═════ GIVEN DATA ═════
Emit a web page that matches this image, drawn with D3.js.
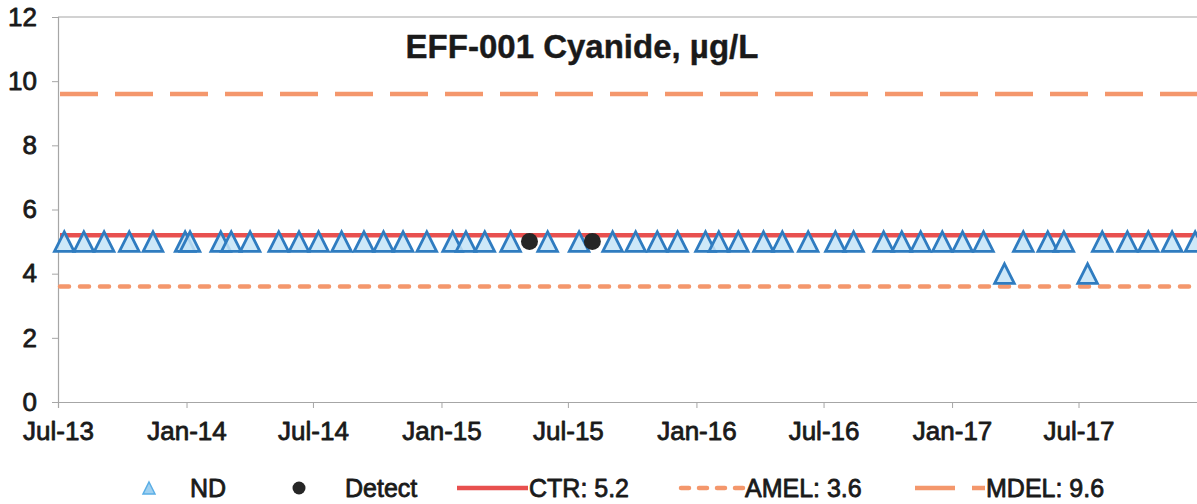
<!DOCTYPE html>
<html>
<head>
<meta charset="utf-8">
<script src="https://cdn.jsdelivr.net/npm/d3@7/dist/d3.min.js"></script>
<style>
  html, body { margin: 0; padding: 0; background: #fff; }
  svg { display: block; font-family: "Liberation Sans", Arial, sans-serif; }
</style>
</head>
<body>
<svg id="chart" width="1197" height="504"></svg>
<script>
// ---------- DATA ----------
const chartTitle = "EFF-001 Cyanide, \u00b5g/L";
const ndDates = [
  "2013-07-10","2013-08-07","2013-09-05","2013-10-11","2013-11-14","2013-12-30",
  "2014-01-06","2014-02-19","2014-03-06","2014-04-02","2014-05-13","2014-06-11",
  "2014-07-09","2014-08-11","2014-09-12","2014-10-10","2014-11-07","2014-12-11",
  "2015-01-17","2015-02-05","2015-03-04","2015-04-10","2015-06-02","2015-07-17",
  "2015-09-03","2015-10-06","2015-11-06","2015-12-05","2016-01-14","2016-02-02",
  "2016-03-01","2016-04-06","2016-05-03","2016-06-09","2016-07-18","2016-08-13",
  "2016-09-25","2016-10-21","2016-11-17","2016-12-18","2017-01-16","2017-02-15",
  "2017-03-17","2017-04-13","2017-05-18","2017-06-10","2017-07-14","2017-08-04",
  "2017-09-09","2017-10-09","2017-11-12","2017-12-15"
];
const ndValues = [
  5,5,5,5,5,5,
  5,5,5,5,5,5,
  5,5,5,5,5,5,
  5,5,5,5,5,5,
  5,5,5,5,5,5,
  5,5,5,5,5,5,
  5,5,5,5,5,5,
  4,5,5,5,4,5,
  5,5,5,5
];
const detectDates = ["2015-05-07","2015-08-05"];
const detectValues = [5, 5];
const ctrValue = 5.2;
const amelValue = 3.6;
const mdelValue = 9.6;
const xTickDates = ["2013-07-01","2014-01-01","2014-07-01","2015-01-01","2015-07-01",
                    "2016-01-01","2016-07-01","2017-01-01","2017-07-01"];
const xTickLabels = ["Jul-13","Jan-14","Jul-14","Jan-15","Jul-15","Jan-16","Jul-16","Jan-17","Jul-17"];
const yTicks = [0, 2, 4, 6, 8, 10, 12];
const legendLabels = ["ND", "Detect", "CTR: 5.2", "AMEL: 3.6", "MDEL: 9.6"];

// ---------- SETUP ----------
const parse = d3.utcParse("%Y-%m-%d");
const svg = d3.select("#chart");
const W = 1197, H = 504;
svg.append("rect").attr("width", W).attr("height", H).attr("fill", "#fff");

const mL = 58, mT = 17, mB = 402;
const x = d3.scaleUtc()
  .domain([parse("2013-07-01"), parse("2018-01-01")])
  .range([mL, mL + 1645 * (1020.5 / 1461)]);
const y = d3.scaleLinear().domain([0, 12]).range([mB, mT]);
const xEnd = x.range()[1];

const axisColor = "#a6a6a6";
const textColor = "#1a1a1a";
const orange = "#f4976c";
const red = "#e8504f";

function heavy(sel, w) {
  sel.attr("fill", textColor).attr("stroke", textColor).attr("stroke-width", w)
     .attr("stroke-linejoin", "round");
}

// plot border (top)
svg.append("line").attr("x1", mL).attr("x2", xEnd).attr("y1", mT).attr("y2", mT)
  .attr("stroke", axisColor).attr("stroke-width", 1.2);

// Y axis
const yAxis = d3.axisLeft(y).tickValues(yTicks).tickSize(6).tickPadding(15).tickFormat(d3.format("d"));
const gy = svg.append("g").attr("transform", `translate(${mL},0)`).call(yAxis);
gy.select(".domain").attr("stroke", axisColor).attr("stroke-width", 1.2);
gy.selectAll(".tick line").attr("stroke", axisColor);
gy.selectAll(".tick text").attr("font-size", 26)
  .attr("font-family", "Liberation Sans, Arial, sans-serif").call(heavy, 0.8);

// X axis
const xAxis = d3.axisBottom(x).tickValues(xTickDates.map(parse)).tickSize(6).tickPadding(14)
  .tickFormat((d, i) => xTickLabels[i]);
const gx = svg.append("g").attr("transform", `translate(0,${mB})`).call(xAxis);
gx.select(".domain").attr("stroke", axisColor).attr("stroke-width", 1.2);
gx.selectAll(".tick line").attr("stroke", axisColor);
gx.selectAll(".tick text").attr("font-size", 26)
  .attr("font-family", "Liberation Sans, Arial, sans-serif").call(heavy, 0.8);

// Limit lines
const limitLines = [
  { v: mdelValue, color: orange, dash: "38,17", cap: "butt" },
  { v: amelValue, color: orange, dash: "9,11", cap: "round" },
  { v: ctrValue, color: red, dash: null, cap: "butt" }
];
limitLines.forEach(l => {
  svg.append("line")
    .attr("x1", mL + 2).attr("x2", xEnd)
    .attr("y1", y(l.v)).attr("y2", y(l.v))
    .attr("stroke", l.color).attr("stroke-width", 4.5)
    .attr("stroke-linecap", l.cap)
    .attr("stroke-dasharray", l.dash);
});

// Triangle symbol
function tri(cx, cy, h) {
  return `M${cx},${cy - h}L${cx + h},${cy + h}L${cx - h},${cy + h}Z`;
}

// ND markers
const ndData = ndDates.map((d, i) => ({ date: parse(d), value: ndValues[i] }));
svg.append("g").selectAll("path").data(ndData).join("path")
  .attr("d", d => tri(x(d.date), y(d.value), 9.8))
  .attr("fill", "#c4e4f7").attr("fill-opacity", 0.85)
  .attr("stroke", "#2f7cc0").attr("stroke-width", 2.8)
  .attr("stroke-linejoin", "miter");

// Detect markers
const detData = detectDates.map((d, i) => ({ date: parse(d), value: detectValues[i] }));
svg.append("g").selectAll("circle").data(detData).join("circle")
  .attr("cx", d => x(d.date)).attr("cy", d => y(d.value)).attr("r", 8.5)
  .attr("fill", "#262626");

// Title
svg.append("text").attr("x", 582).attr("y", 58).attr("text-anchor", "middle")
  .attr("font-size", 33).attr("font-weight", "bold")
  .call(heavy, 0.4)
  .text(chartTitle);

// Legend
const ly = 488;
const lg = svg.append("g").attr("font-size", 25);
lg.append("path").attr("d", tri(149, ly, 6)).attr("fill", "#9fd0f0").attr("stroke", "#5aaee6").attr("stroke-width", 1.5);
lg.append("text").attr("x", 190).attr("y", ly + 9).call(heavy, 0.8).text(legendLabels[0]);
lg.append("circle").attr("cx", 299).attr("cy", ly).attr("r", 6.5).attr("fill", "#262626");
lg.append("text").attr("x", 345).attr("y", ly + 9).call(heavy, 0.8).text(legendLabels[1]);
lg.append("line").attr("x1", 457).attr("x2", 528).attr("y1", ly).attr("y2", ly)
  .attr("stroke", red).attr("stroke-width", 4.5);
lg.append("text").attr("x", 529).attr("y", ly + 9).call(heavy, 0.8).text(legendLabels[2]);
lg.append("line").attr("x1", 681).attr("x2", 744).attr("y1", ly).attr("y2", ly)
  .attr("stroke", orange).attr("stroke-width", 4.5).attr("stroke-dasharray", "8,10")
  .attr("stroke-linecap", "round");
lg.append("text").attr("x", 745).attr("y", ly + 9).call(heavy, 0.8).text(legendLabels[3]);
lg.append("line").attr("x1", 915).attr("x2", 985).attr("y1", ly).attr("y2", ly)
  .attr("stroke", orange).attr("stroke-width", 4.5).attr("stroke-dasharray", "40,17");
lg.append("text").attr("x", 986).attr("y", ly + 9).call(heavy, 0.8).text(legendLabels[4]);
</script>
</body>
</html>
═════
STATED EXERCISE
Except for the pictures, copy the material above exactly.

RESPONSE TO THE TASK
Emit a web page that matches this image, drawn with D3.js.
<!DOCTYPE html>
<html>
<head>
<meta charset="utf-8">
<script src="https://cdn.jsdelivr.net/npm/d3@7/dist/d3.min.js"></script>
<style>
  html, body { margin: 0; padding: 0; background: #fff; }
  svg { display: block; font-family: "Liberation Sans", Arial, sans-serif; }
</style>
</head>
<body>
<svg id="chart" width="1197" height="504"></svg>
<script>
// ---------- DATA ----------
const chartTitle = "EFF-001 Cyanide, \u00b5g/L";
const ndDates = [
  "2013-07-10","2013-08-07","2013-09-05","2013-10-11","2013-11-14","2013-12-30",
  "2014-01-06","2014-02-19","2014-03-06","2014-04-02","2014-05-13","2014-06-11",
  "2014-07-09","2014-08-11","2014-09-12","2014-10-10","2014-11-07","2014-12-11",
  "2015-01-17","2015-02-05","2015-03-04","2015-04-10","2015-06-02","2015-07-17",
  "2015-09-03","2015-10-06","2015-11-06","2015-12-05","2016-01-14","2016-02-02",
  "2016-03-01","2016-04-06","2016-05-03","2016-06-09","2016-07-18","2016-08-13",
  "2016-09-25","2016-10-21","2016-11-17","2016-12-18","2017-01-16","2017-02-15",
  "2017-03-17","2017-04-13","2017-05-18","2017-06-10","2017-07-14","2017-08-04",
  "2017-09-09","2017-10-09","2017-11-12","2017-12-15"
];
const ndValues = [
  5,5,5,5,5,5,
  5,5,5,5,5,5,
  5,5,5,5,5,5,
  5,5,5,5,5,5,
  5,5,5,5,5,5,
  5,5,5,5,5,5,
  5,5,5,5,5,5,
  4,5,5,5,4,5,
  5,5,5,5
];
const detectDates = ["2015-05-07","2015-08-05"];
const detectValues = [5, 5];
const ctrValue = 5.2;
const amelValue = 3.6;
const mdelValue = 9.6;
const xTickDates = ["2013-07-01","2014-01-01","2014-07-01","2015-01-01","2015-07-01",
                    "2016-01-01","2016-07-01","2017-01-01","2017-07-01"];
const xTickLabels = ["Jul-13","Jan-14","Jul-14","Jan-15","Jul-15","Jan-16","Jul-16","Jan-17","Jul-17"];
const yTicks = [0, 2, 4, 6, 8, 10, 12];
const legendLabels = ["ND", "Detect", "CTR: 5.2", "AMEL: 3.6", "MDEL: 9.6"];

// ---------- SETUP ----------
const parse = d3.utcParse("%Y-%m-%d");
const svg = d3.select("#chart");
const W = 1197, H = 504;
svg.append("rect").attr("width", W).attr("height", H).attr("fill", "#fff");

const mL = 58, mT = 17, mB = 402;
const x = d3.scaleUtc()
  .domain([parse("2013-07-01"), parse("2018-01-01")])
  .range([mL, mL + 1645 * (1020.5 / 1461)]);
const y = d3.scaleLinear().domain([0, 12]).range([mB, mT]);
const xEnd = x.range()[1];

const axisColor = "#a6a6a6";
const textColor = "#1a1a1a";
const orange = "#f4976c";
const red = "#e8504f";

function heavy(sel, w) {
  sel.attr("fill", textColor).attr("stroke", textColor).attr("stroke-width", w)
     .attr("stroke-linejoin", "round");
}

// plot border (top)
svg.append("line").attr("x1", mL).attr("x2", xEnd).attr("y1", mT).attr("y2", mT)
  .attr("stroke", axisColor).attr("stroke-width", 1.2);

// Y axis
const yAxis = d3.axisLeft(y).tickValues(yTicks).tickSize(6).tickPadding(15).tickFormat(d3.format("d"));
const gy = svg.append("g").attr("transform", `translate(${mL},0)`).call(yAxis);
gy.select(".domain").attr("stroke", axisColor).attr("stroke-width", 1.2);
gy.selectAll(".tick line").attr("stroke", axisColor);
gy.selectAll(".tick text").attr("font-size", 26)
  .attr("font-family", "Liberation Sans, Arial, sans-serif").call(heavy, 0.8);

// X axis
const xAxis = d3.axisBottom(x).tickValues(xTickDates.map(parse)).tickSize(6).tickPadding(14)
  .tickFormat((d, i) => xTickLabels[i]);
const gx = svg.append("g").attr("transform", `translate(0,${mB})`).call(xAxis);
gx.select(".domain").attr("stroke", axisColor).attr("stroke-width", 1.2);
gx.selectAll(".tick line").attr("stroke", axisColor);
gx.selectAll(".tick text").attr("font-size", 26)
  .attr("font-family", "Liberation Sans, Arial, sans-serif").call(heavy, 0.8);

// Limit lines
const limitLines = [
  { v: mdelValue, color: orange, dash: "38,17", cap: "butt" },
  { v: amelValue, color: orange, dash: "9,11", cap: "round" },
  { v: ctrValue, color: red, dash: null, cap: "butt" }
];
limitLines.forEach(l => {
  svg.append("line")
    .attr("x1", mL + 2).attr("x2", xEnd)
    .attr("y1", y(l.v)).attr("y2", y(l.v))
    .attr("stroke", l.color).attr("stroke-width", 4.5)
    .attr("stroke-linecap", l.cap)
    .attr("stroke-dasharray", l.dash);
});

// Triangle symbol
function tri(cx, cy, h) {
  return `M${cx},${cy - h}L${cx + h},${cy + h}L${cx - h},${cy + h}Z`;
}

// ND markers
const ndData = ndDates.map((d, i) => ({ date: parse(d), value: ndValues[i] }));
svg.append("g").selectAll("path").data(ndData).join("path")
  .attr("d", d => tri(x(d.date), y(d.value), 9.8))
  .attr("fill", "#c4e4f7").attr("fill-opacity", 0.85)
  .attr("stroke", "#2f7cc0").attr("stroke-width", 2.8)
  .attr("stroke-linejoin", "miter");

// Detect markers
const detData = detectDates.map((d, i) => ({ date: parse(d), value: detectValues[i] }));
svg.append("g").selectAll("circle").data(detData).join("circle")
  .attr("cx", d => x(d.date)).attr("cy", d => y(d.value)).attr("r", 8.5)
  .attr("fill", "#262626");

// Title
svg.append("text").attr("x", 582).attr("y", 58).attr("text-anchor", "middle")
  .attr("font-size", 33).attr("font-weight", "bold")
  .call(heavy, 0.4)
  .text(chartTitle);

// Legend
const ly = 488;
const lg = svg.append("g").attr("font-size", 25);
lg.append("path").attr("d", tri(149, ly, 6)).attr("fill", "#9fd0f0").attr("stroke", "#5aaee6").attr("stroke-width", 1.5);
lg.append("text").attr("x", 190).attr("y", ly + 9).call(heavy, 0.8).text(legendLabels[0]);
lg.append("circle").attr("cx", 299).attr("cy", ly).attr("r", 6.5).attr("fill", "#262626");
lg.append("text").attr("x", 345).attr("y", ly + 9).call(heavy, 0.8).text(legendLabels[1]);
lg.append("line").attr("x1", 457).attr("x2", 528).attr("y1", ly).attr("y2", ly)
  .attr("stroke", red).attr("stroke-width", 4.5);
lg.append("text").attr("x", 529).attr("y", ly + 9).call(heavy, 0.8).text(legendLabels[2]);
lg.append("line").attr("x1", 681).attr("x2", 744).attr("y1", ly).attr("y2", ly)
  .attr("stroke", orange).attr("stroke-width", 4.5).attr("stroke-dasharray", "8,10")
  .attr("stroke-linecap", "round");
lg.append("text").attr("x", 745).attr("y", ly + 9).call(heavy, 0.8).text(legendLabels[3]);
lg.append("line").attr("x1", 915).attr("x2", 985).attr("y1", ly).attr("y2", ly)
  .attr("stroke", orange).attr("stroke-width", 4.5).attr("stroke-dasharray", "40,17");
lg.append("text").attr("x", 986).attr("y", ly + 9).call(heavy, 0.8).text(legendLabels[4]);
</script>
</body>
</html>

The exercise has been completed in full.